> **WRITTEN REQUEST**
Copy all of the material exactly. Pictures are not to appear in the copy.

** Start **

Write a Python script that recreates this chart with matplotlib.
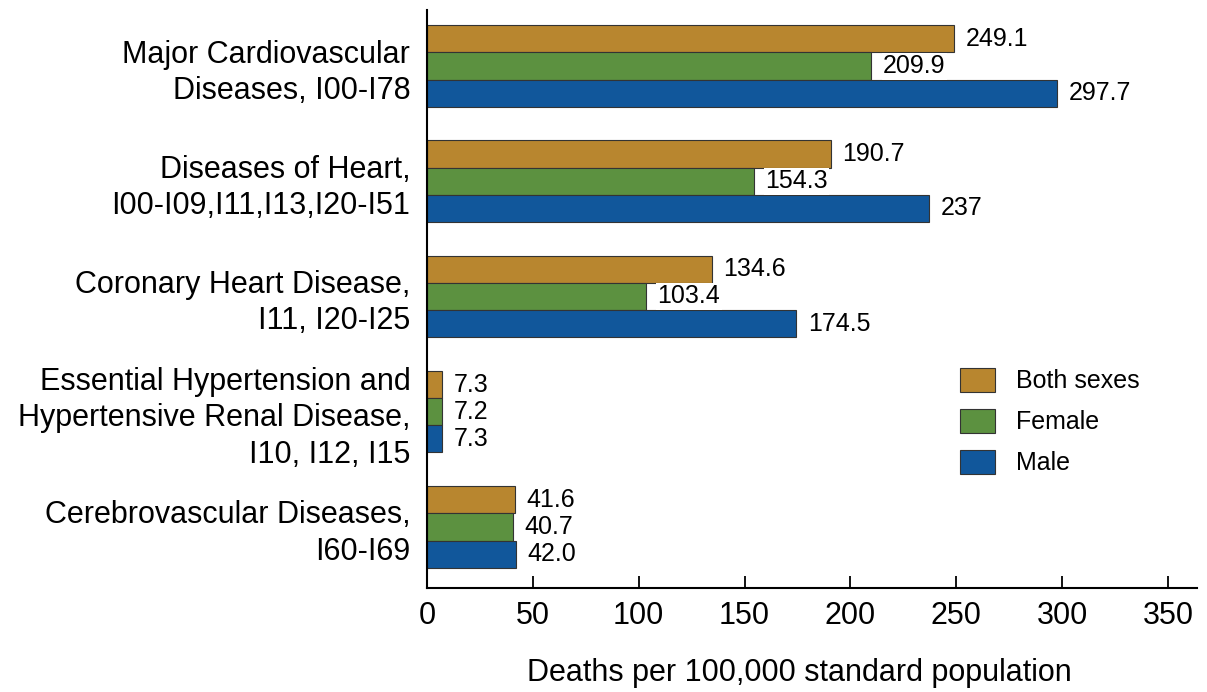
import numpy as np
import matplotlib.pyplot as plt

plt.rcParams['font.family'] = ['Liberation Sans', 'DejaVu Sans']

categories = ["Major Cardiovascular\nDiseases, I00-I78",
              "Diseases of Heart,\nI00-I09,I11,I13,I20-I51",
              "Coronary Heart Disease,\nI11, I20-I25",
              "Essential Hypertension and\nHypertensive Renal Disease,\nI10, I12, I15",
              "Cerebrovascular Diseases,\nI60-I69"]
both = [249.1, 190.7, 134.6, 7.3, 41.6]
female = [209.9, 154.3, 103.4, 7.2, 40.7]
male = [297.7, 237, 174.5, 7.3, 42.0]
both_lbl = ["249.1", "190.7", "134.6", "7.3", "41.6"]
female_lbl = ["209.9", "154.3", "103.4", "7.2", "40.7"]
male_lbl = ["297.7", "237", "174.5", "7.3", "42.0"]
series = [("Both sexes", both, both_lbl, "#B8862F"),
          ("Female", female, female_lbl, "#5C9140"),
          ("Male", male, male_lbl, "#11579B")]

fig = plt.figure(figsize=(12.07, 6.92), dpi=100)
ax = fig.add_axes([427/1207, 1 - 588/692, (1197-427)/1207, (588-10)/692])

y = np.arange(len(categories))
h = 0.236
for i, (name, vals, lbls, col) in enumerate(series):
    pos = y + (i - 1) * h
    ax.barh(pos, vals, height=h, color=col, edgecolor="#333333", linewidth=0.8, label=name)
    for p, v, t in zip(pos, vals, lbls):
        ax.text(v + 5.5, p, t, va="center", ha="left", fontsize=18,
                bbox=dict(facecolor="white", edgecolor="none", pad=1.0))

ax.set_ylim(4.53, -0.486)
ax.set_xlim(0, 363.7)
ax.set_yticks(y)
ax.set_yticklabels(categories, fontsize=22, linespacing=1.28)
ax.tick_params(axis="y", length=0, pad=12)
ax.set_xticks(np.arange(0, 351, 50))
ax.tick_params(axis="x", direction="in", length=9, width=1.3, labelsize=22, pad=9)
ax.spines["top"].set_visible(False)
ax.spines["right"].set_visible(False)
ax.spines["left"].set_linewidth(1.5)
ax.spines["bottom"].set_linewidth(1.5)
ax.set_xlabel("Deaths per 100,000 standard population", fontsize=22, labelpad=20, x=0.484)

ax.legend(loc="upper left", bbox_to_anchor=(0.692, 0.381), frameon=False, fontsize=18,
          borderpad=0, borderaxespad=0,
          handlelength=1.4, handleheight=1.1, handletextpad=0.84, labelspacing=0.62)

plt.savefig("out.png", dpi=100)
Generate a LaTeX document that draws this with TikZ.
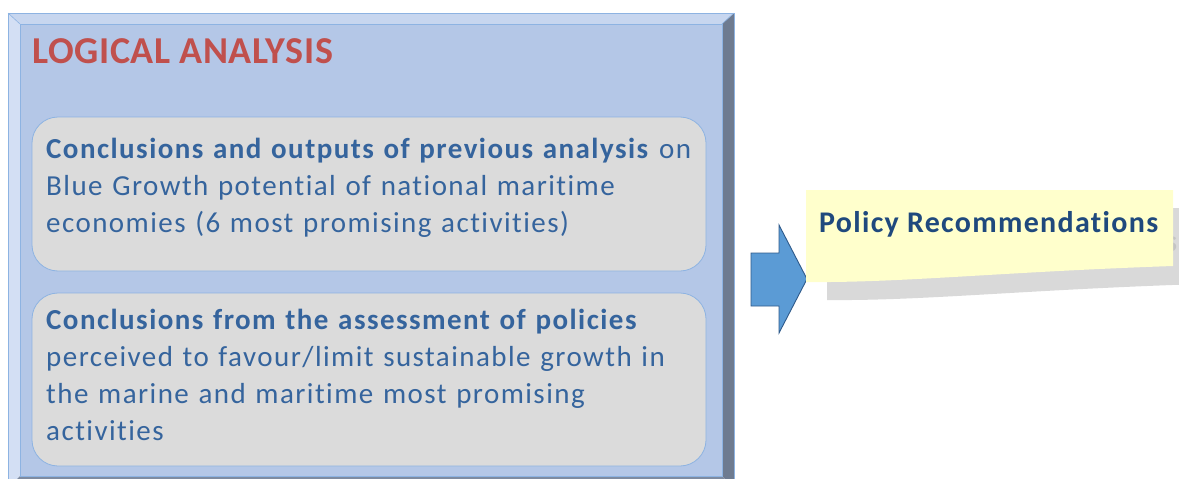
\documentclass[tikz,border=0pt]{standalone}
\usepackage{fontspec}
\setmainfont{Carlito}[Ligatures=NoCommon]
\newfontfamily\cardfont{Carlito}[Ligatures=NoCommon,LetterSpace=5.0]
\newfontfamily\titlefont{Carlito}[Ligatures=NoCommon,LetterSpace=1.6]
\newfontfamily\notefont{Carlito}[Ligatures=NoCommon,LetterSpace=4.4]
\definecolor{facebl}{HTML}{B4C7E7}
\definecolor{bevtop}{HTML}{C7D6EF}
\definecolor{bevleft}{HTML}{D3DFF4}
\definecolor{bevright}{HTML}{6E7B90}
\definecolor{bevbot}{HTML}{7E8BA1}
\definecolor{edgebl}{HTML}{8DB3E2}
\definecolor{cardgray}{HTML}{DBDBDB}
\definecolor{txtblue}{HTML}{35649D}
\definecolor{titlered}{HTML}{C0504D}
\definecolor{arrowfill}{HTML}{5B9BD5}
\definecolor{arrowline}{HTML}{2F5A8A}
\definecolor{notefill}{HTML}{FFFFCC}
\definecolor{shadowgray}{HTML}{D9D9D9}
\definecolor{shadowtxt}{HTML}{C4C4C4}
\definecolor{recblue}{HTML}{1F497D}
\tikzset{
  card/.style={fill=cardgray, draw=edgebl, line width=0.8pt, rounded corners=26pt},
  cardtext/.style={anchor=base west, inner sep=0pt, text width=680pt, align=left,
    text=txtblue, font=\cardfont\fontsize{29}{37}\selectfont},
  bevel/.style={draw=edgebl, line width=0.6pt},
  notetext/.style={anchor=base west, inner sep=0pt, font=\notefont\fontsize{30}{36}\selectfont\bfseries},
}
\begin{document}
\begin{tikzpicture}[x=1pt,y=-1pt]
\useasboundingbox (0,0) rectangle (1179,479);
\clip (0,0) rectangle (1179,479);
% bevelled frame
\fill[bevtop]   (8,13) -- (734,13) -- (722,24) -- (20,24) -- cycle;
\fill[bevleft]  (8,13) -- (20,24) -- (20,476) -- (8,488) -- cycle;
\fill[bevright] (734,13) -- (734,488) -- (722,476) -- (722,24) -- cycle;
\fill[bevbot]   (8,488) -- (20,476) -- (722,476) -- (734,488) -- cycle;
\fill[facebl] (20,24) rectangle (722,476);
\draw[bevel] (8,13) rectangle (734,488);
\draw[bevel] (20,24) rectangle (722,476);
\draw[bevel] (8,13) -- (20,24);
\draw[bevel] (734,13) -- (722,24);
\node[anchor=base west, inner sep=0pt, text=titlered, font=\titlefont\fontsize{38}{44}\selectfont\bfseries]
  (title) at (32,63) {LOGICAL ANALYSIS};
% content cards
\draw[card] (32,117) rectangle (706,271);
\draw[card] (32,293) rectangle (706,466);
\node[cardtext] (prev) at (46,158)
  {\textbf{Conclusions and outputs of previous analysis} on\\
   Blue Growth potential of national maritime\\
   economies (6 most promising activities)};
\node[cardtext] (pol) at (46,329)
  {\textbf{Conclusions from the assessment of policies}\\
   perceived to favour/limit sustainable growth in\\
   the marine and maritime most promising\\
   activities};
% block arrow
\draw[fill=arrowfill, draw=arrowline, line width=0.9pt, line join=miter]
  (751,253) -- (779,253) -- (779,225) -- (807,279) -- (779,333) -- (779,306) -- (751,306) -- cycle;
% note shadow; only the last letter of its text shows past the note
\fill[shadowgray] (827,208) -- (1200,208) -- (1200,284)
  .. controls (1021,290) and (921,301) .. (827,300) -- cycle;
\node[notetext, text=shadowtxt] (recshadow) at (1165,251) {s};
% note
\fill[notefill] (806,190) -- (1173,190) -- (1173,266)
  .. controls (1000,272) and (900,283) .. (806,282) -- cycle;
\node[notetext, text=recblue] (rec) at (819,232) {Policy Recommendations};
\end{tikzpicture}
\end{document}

** End **

> **RESULT FOR THIS EXERCISE**
Write a Python script that recreates this chart with matplotlib.
import numpy as np
import matplotlib.pyplot as plt

plt.rcParams['font.family'] = ['Liberation Sans', 'DejaVu Sans']

categories = ["Major Cardiovascular\nDiseases, I00-I78",
              "Diseases of Heart,\nI00-I09,I11,I13,I20-I51",
              "Coronary Heart Disease,\nI11, I20-I25",
              "Essential Hypertension and\nHypertensive Renal Disease,\nI10, I12, I15",
              "Cerebrovascular Diseases,\nI60-I69"]
both = [249.1, 190.7, 134.6, 7.3, 41.6]
female = [209.9, 154.3, 103.4, 7.2, 40.7]
male = [297.7, 237, 174.5, 7.3, 42.0]
both_lbl = ["249.1", "190.7", "134.6", "7.3", "41.6"]
female_lbl = ["209.9", "154.3", "103.4", "7.2", "40.7"]
male_lbl = ["297.7", "237", "174.5", "7.3", "42.0"]
series = [("Both sexes", both, both_lbl, "#B8862F"),
          ("Female", female, female_lbl, "#5C9140"),
          ("Male", male, male_lbl, "#11579B")]

fig = plt.figure(figsize=(12.07, 6.92), dpi=100)
ax = fig.add_axes([427/1207, 1 - 588/692, (1197-427)/1207, (588-10)/692])

y = np.arange(len(categories))
h = 0.236
for i, (name, vals, lbls, col) in enumerate(series):
    pos = y + (i - 1) * h
    ax.barh(pos, vals, height=h, color=col, edgecolor="#333333", linewidth=0.8, label=name)
    for p, v, t in zip(pos, vals, lbls):
        ax.text(v + 5.5, p, t, va="center", ha="left", fontsize=18,
                bbox=dict(facecolor="white", edgecolor="none", pad=1.0))

ax.set_ylim(4.53, -0.486)
ax.set_xlim(0, 363.7)
ax.set_yticks(y)
ax.set_yticklabels(categories, fontsize=22, linespacing=1.28)
ax.tick_params(axis="y", length=0, pad=12)
ax.set_xticks(np.arange(0, 351, 50))
ax.tick_params(axis="x", direction="in", length=9, width=1.3, labelsize=22, pad=9)
ax.spines["top"].set_visible(False)
ax.spines["right"].set_visible(False)
ax.spines["left"].set_linewidth(1.5)
ax.spines["bottom"].set_linewidth(1.5)
ax.set_xlabel("Deaths per 100,000 standard population", fontsize=22, labelpad=20, x=0.484)

ax.legend(loc="upper left", bbox_to_anchor=(0.692, 0.381), frameon=False, fontsize=18,
          borderpad=0, borderaxespad=0,
          handlelength=1.4, handleheight=1.1, handletextpad=0.84, labelspacing=0.62)

plt.savefig("out.png", dpi=100)
Generate a LaTeX document that draws this with TikZ.
\documentclass[tikz,border=0pt]{standalone}
\usepackage{fontspec}
\setmainfont{Carlito}[Ligatures=NoCommon]
\newfontfamily\cardfont{Carlito}[Ligatures=NoCommon,LetterSpace=5.0]
\newfontfamily\titlefont{Carlito}[Ligatures=NoCommon,LetterSpace=1.6]
\newfontfamily\notefont{Carlito}[Ligatures=NoCommon,LetterSpace=4.4]
\definecolor{facebl}{HTML}{B4C7E7}
\definecolor{bevtop}{HTML}{C7D6EF}
\definecolor{bevleft}{HTML}{D3DFF4}
\definecolor{bevright}{HTML}{6E7B90}
\definecolor{bevbot}{HTML}{7E8BA1}
\definecolor{edgebl}{HTML}{8DB3E2}
\definecolor{cardgray}{HTML}{DBDBDB}
\definecolor{txtblue}{HTML}{35649D}
\definecolor{titlered}{HTML}{C0504D}
\definecolor{arrowfill}{HTML}{5B9BD5}
\definecolor{arrowline}{HTML}{2F5A8A}
\definecolor{notefill}{HTML}{FFFFCC}
\definecolor{shadowgray}{HTML}{D9D9D9}
\definecolor{shadowtxt}{HTML}{C4C4C4}
\definecolor{recblue}{HTML}{1F497D}
\tikzset{
  card/.style={fill=cardgray, draw=edgebl, line width=0.8pt, rounded corners=26pt},
  cardtext/.style={anchor=base west, inner sep=0pt, text width=680pt, align=left,
    text=txtblue, font=\cardfont\fontsize{29}{37}\selectfont},
  bevel/.style={draw=edgebl, line width=0.6pt},
  notetext/.style={anchor=base west, inner sep=0pt, font=\notefont\fontsize{30}{36}\selectfont\bfseries},
}
\begin{document}
\begin{tikzpicture}[x=1pt,y=-1pt]
\useasboundingbox (0,0) rectangle (1179,479);
\clip (0,0) rectangle (1179,479);
% bevelled frame
\fill[bevtop]   (8,13) -- (734,13) -- (722,24) -- (20,24) -- cycle;
\fill[bevleft]  (8,13) -- (20,24) -- (20,476) -- (8,488) -- cycle;
\fill[bevright] (734,13) -- (734,488) -- (722,476) -- (722,24) -- cycle;
\fill[bevbot]   (8,488) -- (20,476) -- (722,476) -- (734,488) -- cycle;
\fill[facebl] (20,24) rectangle (722,476);
\draw[bevel] (8,13) rectangle (734,488);
\draw[bevel] (20,24) rectangle (722,476);
\draw[bevel] (8,13) -- (20,24);
\draw[bevel] (734,13) -- (722,24);
\node[anchor=base west, inner sep=0pt, text=titlered, font=\titlefont\fontsize{38}{44}\selectfont\bfseries]
  (title) at (32,63) {LOGICAL ANALYSIS};
% content cards
\draw[card] (32,117) rectangle (706,271);
\draw[card] (32,293) rectangle (706,466);
\node[cardtext] (prev) at (46,158)
  {\textbf{Conclusions and outputs of previous analysis} on\\
   Blue Growth potential of national maritime\\
   economies (6 most promising activities)};
\node[cardtext] (pol) at (46,329)
  {\textbf{Conclusions from the assessment of policies}\\
   perceived to favour/limit sustainable growth in\\
   the marine and maritime most promising\\
   activities};
% block arrow
\draw[fill=arrowfill, draw=arrowline, line width=0.9pt, line join=miter]
  (751,253) -- (779,253) -- (779,225) -- (807,279) -- (779,333) -- (779,306) -- (751,306) -- cycle;
% note shadow; only the last letter of its text shows past the note
\fill[shadowgray] (827,208) -- (1200,208) -- (1200,284)
  .. controls (1021,290) and (921,301) .. (827,300) -- cycle;
\node[notetext, text=shadowtxt] (recshadow) at (1165,251) {s};
% note
\fill[notefill] (806,190) -- (1173,190) -- (1173,266)
  .. controls (1000,272) and (900,283) .. (806,282) -- cycle;
\node[notetext, text=recblue] (rec) at (819,232) {Policy Recommendations};
\end{tikzpicture}
\end{document}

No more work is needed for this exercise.